[FRIAM] Lets try this again reaching out for advice and opinions

uǝlƃ ☣ gepropella at gmail.com
Thu Jul 12 12:09:35 EDT 2018


Well, as usual, we have to avoid any artificial discretization.  Collaboration comes in a spectrum of types just like everything else.  The lag time for feedback from one's recorded music (or video, books, etc.) is much longer than that of a "live" show.  But that doesn't mean there is no feedback to the artist or publisher.  And, as you point out, the system might be a 3 compartment system (artist, DJ, listener), which not only affects the lag time, but also the quality and type of signal (including more types: artist-listener, artist-DJ, DJ-listener, artist-listener-DJ, artist-DJ-listener, etc.).

I don't construct hardly any music, even though I trained a bit on piano and trumpet.  But I have participated in a few jam sessions (using a drum forcibly shoved at me).  Low latency collaboration between musicians is obviously required.  And I can even see the need for such tight couplings between, say, conductor and orchestra, or musician and performing dancers or whatnot.  But I still don't really understand the apparent *need* of stage bands to see their audience *react* in immediate, active, and obvious ways right then and there.

There is a clear bifurcation of stage bands, though.  The math rock bands, being largely engrossed in their production, don't seem to care that much about getting/seeing reactions during their performance.  The same seems true of most stoner, psy, and noise acts.  So, I have to infer a strong correlation between the musicians' internal physiology and their product type.  Different types of intentional evocation require/dictate different types of interaction.

And to be clear, it's not that I do or don't feel obligated to react visibly.  It's that I don't parse music by moving my body.  In fact, physical movement interferes with my ability to listen carefully.  So, yeah, if you want me to move, play rote ostinatos that I've heard over and over again in one form or the other.  But if you want me to *hear*, then play something interesting and don't demand any movement from me. 8^)

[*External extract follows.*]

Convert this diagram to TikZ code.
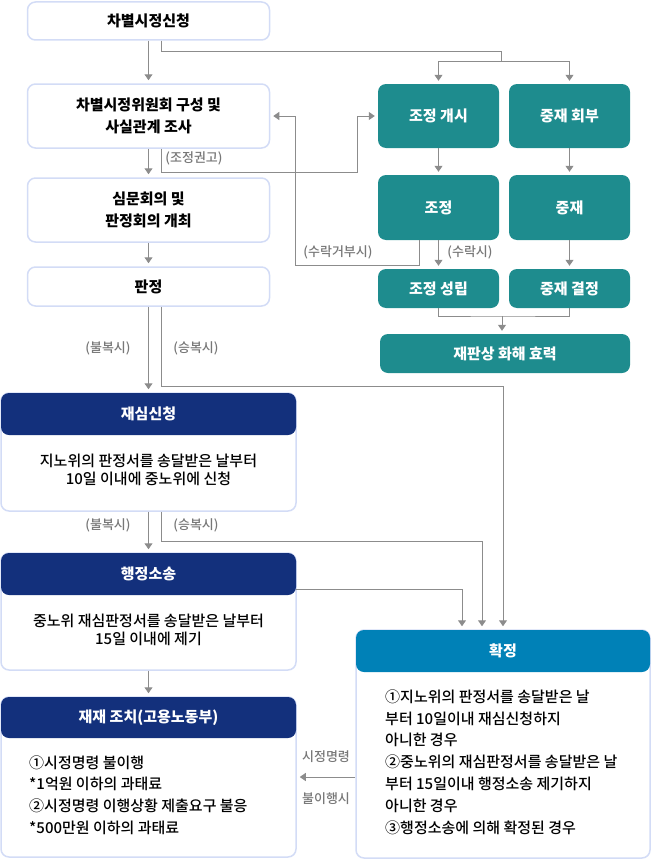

On 07/11/2018 07:47 PM, Steven A Smith wrote:
> I am coming to appreciate more what artists (including poets and
> musicians) mean when they talk about their work being collaborative with
> their audience (fans, readers, etc.)  
> 
> I share your (Glen) sentiment (as something of a shoe-gazer myself) that
> I am not in any (specific) way obligated to respond to their work, yet I
> do believe that my response (even if it is roughly *intense shoe
> gazing*) is an important part of what they are doing.
> 
> I remember listening to an NPR story (This American Life?) years ago on
> roughly the anniversary of the first public/commercial audio recording
> of a musical performance and the reception such a thing had at that
> time.  Musicians were supposedly entirely non-plussed by this
> development... the anecdotal explanation being that they simply didn't
> recognize the *sound* being emitted as being representative of the
> art/performance...   it obviously had a central role in some sense, but
> by the time *we* came of age (depending on who "we" is here, anywhere
> from the early 50s to the 2000s (I know only of one specific member of
> this list under 30?) commercial LP and audio tape (reel to reel, 8
> track, cassette, ???) recordings were a strong standard in the way we
> experienced music.   As a DJ in the early 70s, I was aware that for any
> given popular song, there may be several or *many* recorded versions
> (usually from different live concerts) with subtle variations and that
> *I*, with my "curatorial" role with music felt it very important to know
> that *somebody was listening*.   When I allowed requests and
> dedications, it was invariably maddening that the callins were almost
> exclusively "teeny boppers" asking for the most ridiculously saccharine
> music over and over (during Michael Jackson's "Ben" fame, they would
> call *while* it was playing to ask me to play it... I set a hard and
> fast rule that no song, no matter how popular would ever get played more
> than once during my 3-4 hour show.
> 
> Of course, Gil's questions/requests here were not intended as
> (performance?) art, so this doesn't apply directly.   I know that when
> *I* as a question into the air and get absolutely NO response, it is
> easy to take the deafening silence personally.